Saratoga - VII 3.5/5

Reviewed: 6-12-09





Tracklist:

1. El vuelo del halcon
2. Dueno del aire
3. Sigues estando (En mi vida)
4. Gran mago
5. Siete pecados
6. Entre las llamas
7. En tu cuerpo
8. Bailando con el diablo
9. Huracan
10. La maldicion
11. Semillas de odio
12. El guardian


Somewhere around the turn of the millennium, there was a veritable explosion of high-quality power metal emanating from Spain. What made this movement so exhilarating was that it combined the muscle and anthemic majesty of the German scene with the melodic sensibilities of the Italian style, resulting in a hybrid sound that was a breath of fresh air. The reliance of most of these bands on Spanish lyrics might have turned some listeners away, but for me it enhanced the appeal since Spanish is such a beautiful, lyrical language. Although the "big 3" of Tierra Santa, Avalanch, and Mago de Oz managed to seize much of the spotlight, Saratoga emerged as a cult favorite, on the strength of their very fine 'Vientos de guerra' opus in 1999 and its masterpiece follow-up, 'Agotaras' from 2002. Sadly, after 'Agotaras', I lost track of Saratoga. Sure, they were still releasing CDs, but it was virtually impossible to find them in the United States, at least without sacrificing one's firstborn child or surrendering various bodily appendages. As a result, I'm a bit late to the party on 'VII', which was released back in 2007 in a double digipak edition with a bonus DVD including audio bonus tracks, a videoclip, and one of those tedious "making of" documentaries that seem to be all the rage these days.
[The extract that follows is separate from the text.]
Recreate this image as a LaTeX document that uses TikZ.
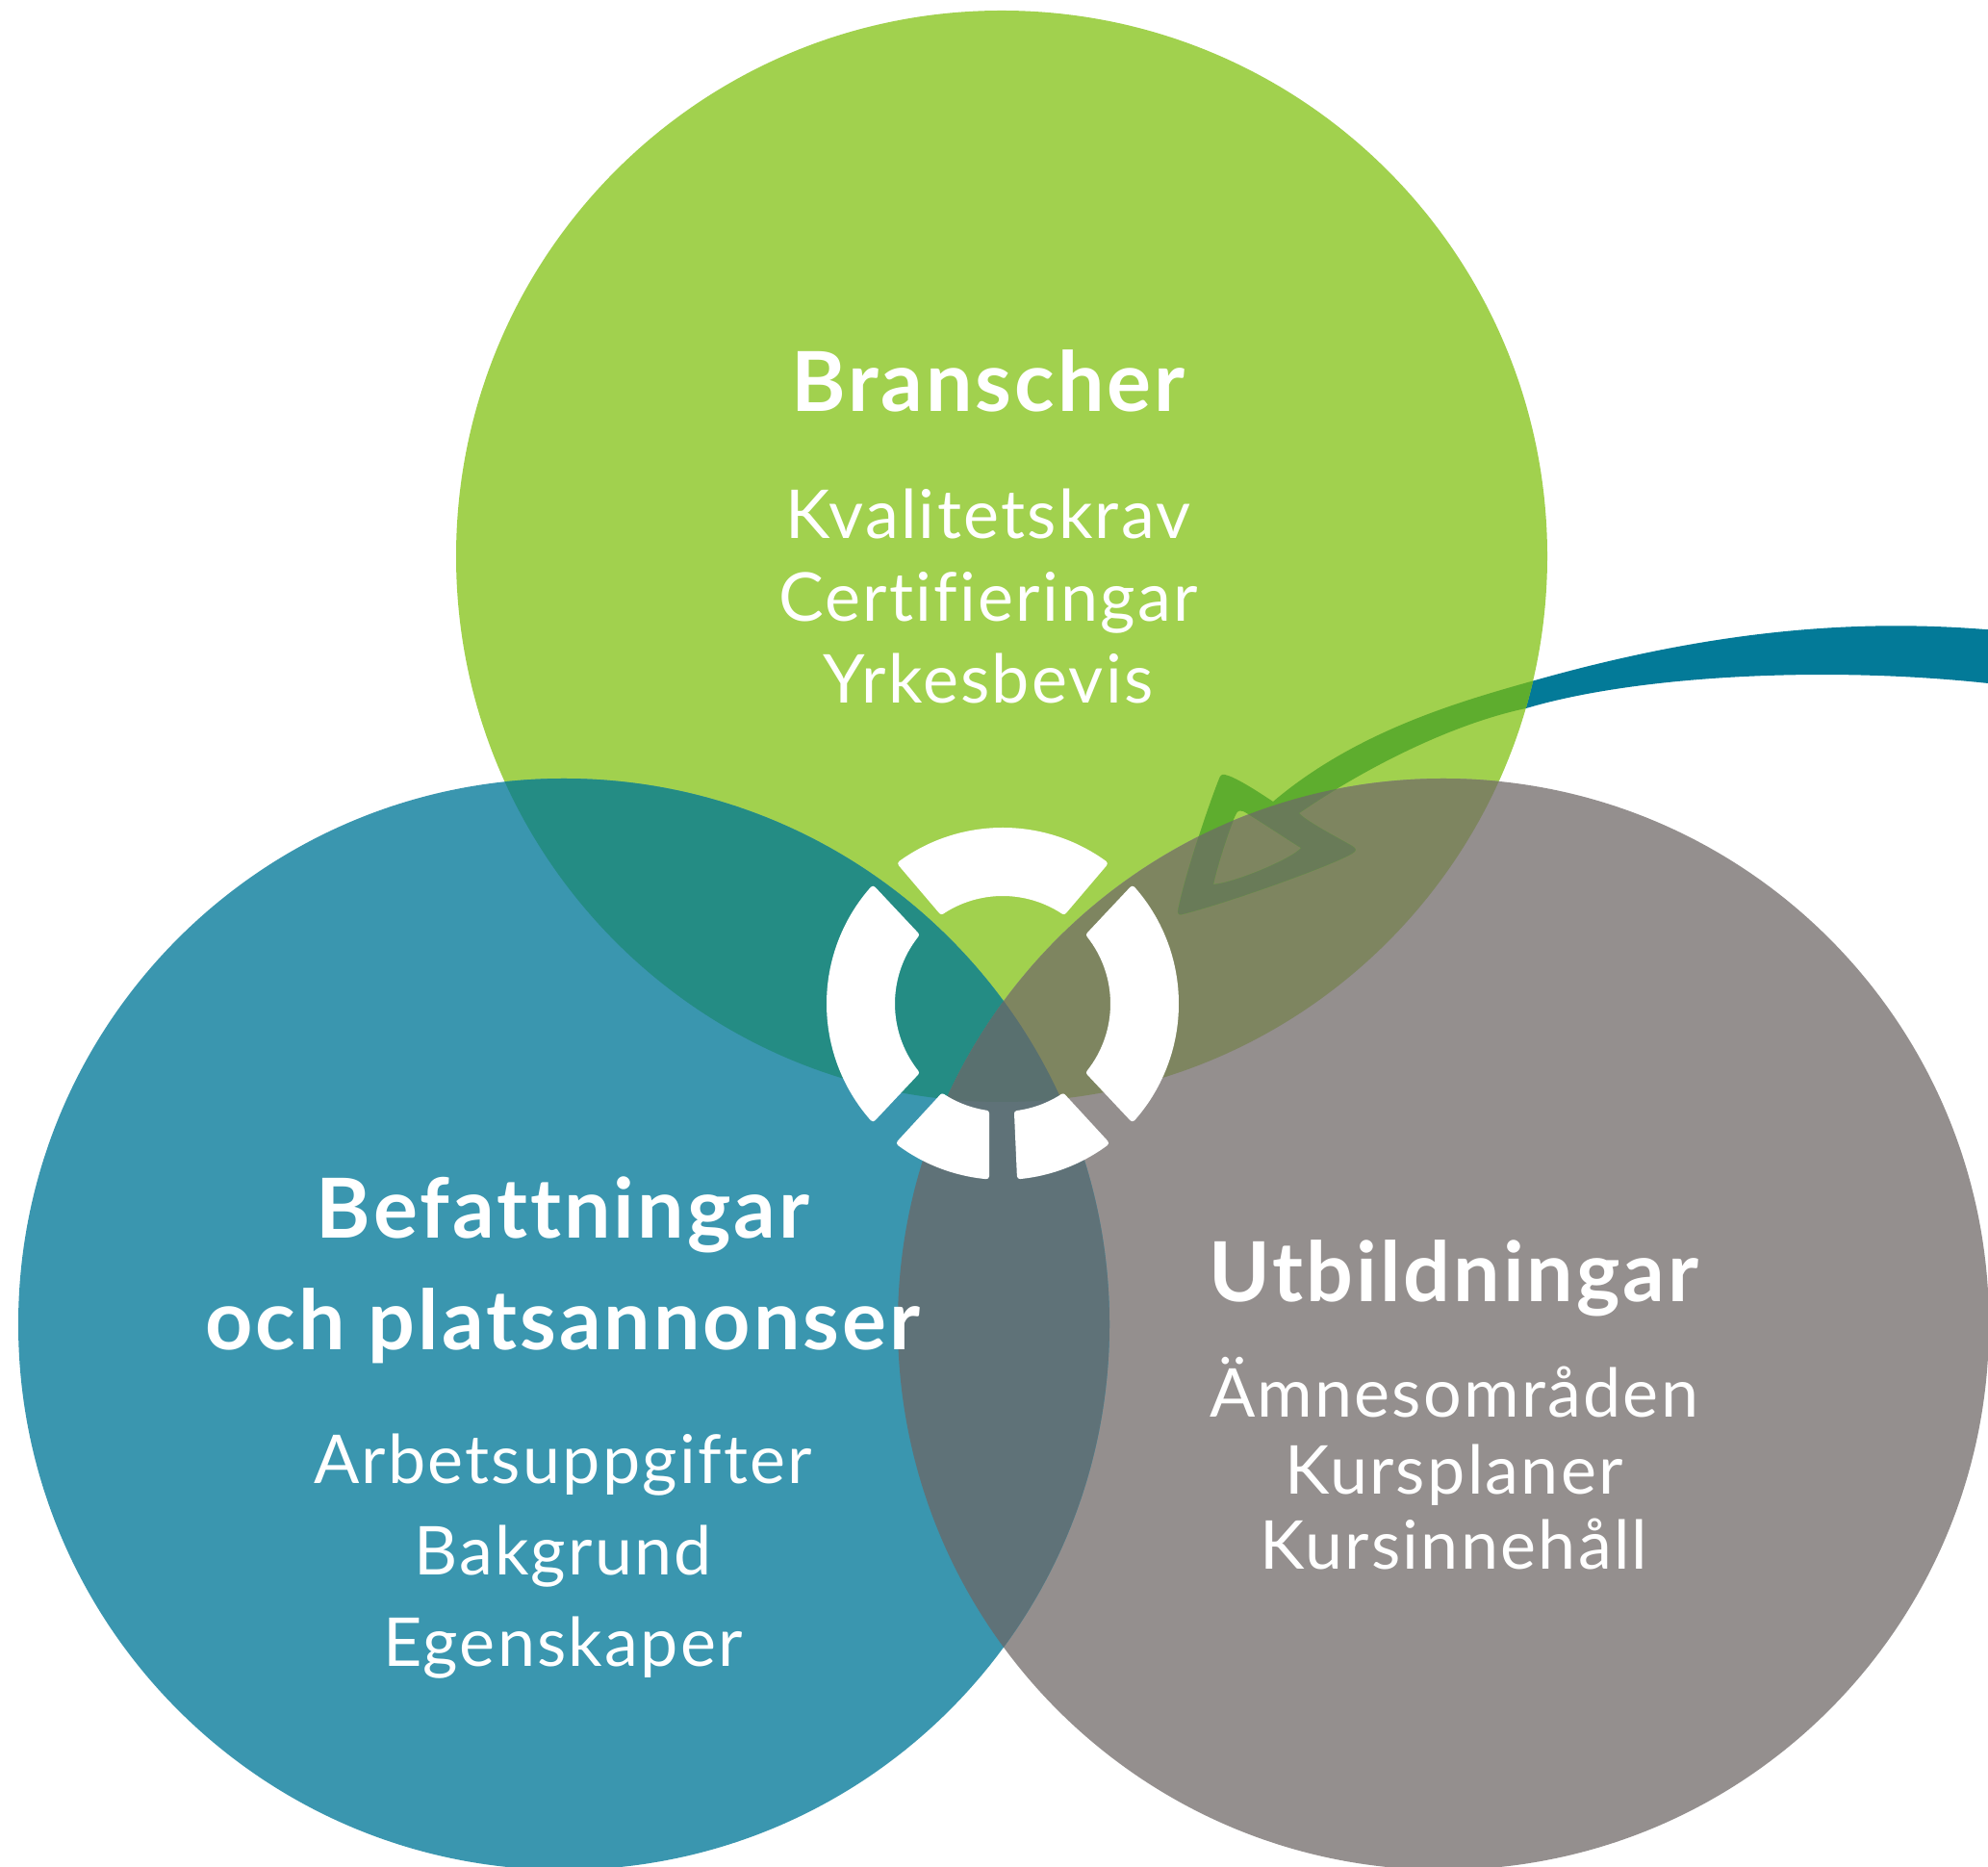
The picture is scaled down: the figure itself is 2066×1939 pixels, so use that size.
\documentclass[tikz,border=0pt]{standalone}
\usetikzlibrary{calc}
\usepackage{fontspec}
\setmainfont{Lato}[Ligatures=NoCommon]
\newfontfamily\subf{Lato}[Ligatures=NoCommon,LetterSpace=3.2]
\newfontfamily\headf{Lato}[Ligatures=NoCommon,LetterSpace=3.5]
\definecolor{cgreen}{HTML}{A1D14E}
\definecolor{cblue}{HTML}{3A96AF}
\definecolor{cgrey}{HTML}{948F8E}
\definecolor{cteal}{HTML}{248C84}
\definecolor{colive}{HTML}{7E8560}
\definecolor{cdark}{HTML}{5F7278}
\definecolor{ctriple}{HTML}{59706F}
\definecolor{carrow}{HTML}{037A98}
\definecolor{carrowg}{HTML}{5EAD2E}
\definecolor{carrowo}{HTML}{697B58}
\newcommand\arrowshape{
  (2075,1284) .. controls (1950,1295) and (1800,1290) .. (1595,1232)
  .. controls (1520,1211) and (1410,1180) .. (1323,1106)
  .. controls (1305,1118) and (1283,1132) .. (1273,1134)
  .. controls (1270,1135) and (1268,1133) .. (1267,1130)
  .. controls (1255,1100) and (1230,1025) .. (1224,992)
  .. controls (1224,989) and (1226,988) .. (1229,989)
  .. controls (1280,1002) and (1385,1040) .. (1405,1052)
  .. controls (1410,1055) and (1410,1057) .. (1405,1060)
  .. controls (1395,1066) and (1358,1085) .. (1350,1094)
  .. controls (1420,1142) and (1510,1187) .. (1586,1203)
  .. controls (1700,1237) and (1900,1248) .. (2075,1228)
  -- cycle
  (1292,1096) .. controls (1300,1092) and (1345,1062) .. (1352,1058)
  .. controls (1345,1048) and (1285,1022) .. (1261,1020)
  .. controls (1265,1040) and (1280,1085) .. (1285,1094)
  .. controls (1287,1097) and (1289,1097) .. (1292,1096) -- cycle
}
\newcommand\circG{(1041,1361) circle[radius=567]}
\newcommand\circB{(586,563) circle[radius=567]}
\newcommand\circU{(1500,563) circle[radius=567]}
\tikzset{
  x=1pt,y=1pt,
  ringseg/.style={fill=white,draw=white,line width=6pt,line join=round},
  headtext/.style={anchor=base,inner sep=0,text=white,font=\headf\bfseries\fontsize{86}{86}\selectfont},
  subtext/.style={anchor=base,inner sep=0,text=white,font=\subf\fontsize{70}{70}\selectfont},
}
\begin{document}
\begin{tikzpicture}
\useasboundingbox (0,0) rectangle (2066,1939);
\fill[white] (0,0) rectangle (2066,1939);
\fill[carrow,even odd rule] \arrowshape;
\fill[cgreen] \circG;
\fill[cgrey] \circU;
\fill[cblue] \circB;
\begin{scope}\clip \circG; \fill[cteal] \circB; \fill[colive] \circU; \end{scope}
\begin{scope}\clip \circB; \fill[cdark] \circU; \end{scope}
\begin{scope}\clip \circG; \clip \circB; \fill[ctriple] \circU; \end{scope}
\begin{scope}\clip \circG; \fill[carrowg,even odd rule] \arrowshape; \end{scope}
\begin{scope}\clip \circG; \clip \circU; \fill[carrowo,even odd rule] \arrowshape; \end{scope}
% ring
\coordinate (rc) at (1042,896);
\path[ringseg] ($(rc)+(126:180)$) arc[start angle=126,end angle=54,radius=180] -- ($(rc)+(56.5:115)$) arc[start angle=56.5,end angle=123.5,radius=115] -- cycle;
\path[ringseg] ($(rc)+(138.5:180)$) arc[start angle=138.5,end angle=221.5,radius=180] -- ($(rc)+(218.5:115)$) arc[start angle=218.5,end angle=141.5,radius=115] -- cycle;
\path[ringseg] ($(rc)+(41.5:180)$) arc[start angle=41.5,end angle=-41.5,radius=180] -- ($(rc)+(-38.5:115)$) arc[start angle=-38.5,end angle=38.5,radius=115] -- cycle;
\path[ringseg] ($(rc)+(233.5:180)$) arc[start angle=233.5,end angle=264.6,radius=180] -- ($(rc)+(261.5:115)$) arc[start angle=261.5,end angle=237,radius=115] -- cycle;
\path[ringseg] ($(rc)+(275.7:180)$) arc[start angle=275.7,end angle=306.5,radius=180] -- ($(rc)+(303:115)$) arc[start angle=303,end angle=277.5,radius=115] -- cycle;
% text
\node[headtext] (bh) at (1027,1511) {Branscher};
\node[subtext] (b1) at (1027,1379) {Kvalitetskrav};
\node[subtext] (b2) at (1027,1293) {Certifieringar};
\node[subtext] (b3) at (1027,1208) {Yrkesbevis};
\node[headtext] (fh1) at (585,652) {Befattningar};
\node[headtext] (fh2) at (585,536) {och platsannonser};
\node[subtext] (f1) at (585,397) {Arbetsuppgifter};
\node[subtext] (f2) at (585,303) {Bakgrund};
\node[subtext] (f3) at (585,208) {Egenskaper};
\node[headtext] (uh) at (1511,586) {Utbildningar};
\node[subtext] (u1) at (1511,466) {Ämnesområden};
\node[subtext] (u2) at (1511,387) {Kursplaner};
\node[subtext] (u3) at (1511,309) {Kursinnehåll};
\end{tikzpicture}
\end{document}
I had some trepidation about 'VII', given the unwelcome mellowing of the Spanish genre leaders in recent years, with Tierra Santa and particularly Avalanch watering down their art to render it largely unpalatable to the metal faithful that made them what they are. My anxiety reached a fever pitch when I learned that bassist Niko del Hierro is the sole remaining member from the 'Agotaras' line-up. Del Hierro was not the principal songwriter back in the 'Agotaras' days, so I questioned whether Saratoga could withstand the loss of such integral members as guitarist/writer Jeronimo Ramiro and charismatic singer Leo "La Bestia".

Repeated spins of 'VII' verify that any concerns of possible betrayal of the metal faith are unwarranted. Saratoga remain at the core a traditional heavy metal band, and they have definitely resisted the incursion of AOR and rock'n'roll elements that has victimized some of their more well-known countrymen. That's not to say, however, that 'VII' picks up where 'Vientos de guerra' and 'Agotaras' leave off. To be sure, there are several fine melodic traditional metal tunes on display, especially closer "El guardian" with its infectious guitar melodies and strong chorus. "Dueno del aire" is an exciting uptempo track that ranks among Saratoga's best work ever, dancing in my head for hours after I hear it and sure to put a smile on the faces of longtime fans. By contrast, opener "El vuelo del halcon" sets the tone with a chunkier, less classic metal vibe, but it's also a winner thanks to a strong hook and a convincing performance from new vocalist Tete Novoa, who proves a worthy successor to "La Bestia". There are also a number of tracks, particularly in the middle of the CD, where the proceedings take on a slightly more groove-laden, brooding and modern approach than the band's glory days. Overall, 'VII' unquestionably features less speed, fewer Maiden-type guitar passages, and more heaviness and chunkiness than the old stuff. For that reason, listeners expecting 'Vientos'/'Agotaras' part II may court disappointment.

Rather than setting oneself up for a letdown with inflated expectations, it's probably best to view 'VII' as a fresh start, a CD from a new Spanish band, which it basically is given the overwhelming turnover in personnel. Viewed in that light, this CD definitely holds its ground. The songwriting and performances are largely enjoyable, although the 56-minute playing time is perhaps a bit excessive. The chunkier style rarely interferes with the melodies, and fans of the Spanish metal genre will find much to their liking here. I hope Del Hierro carries on with this incarnation of Saratoga because they definitely have something to offer to the decaying Spanish scene.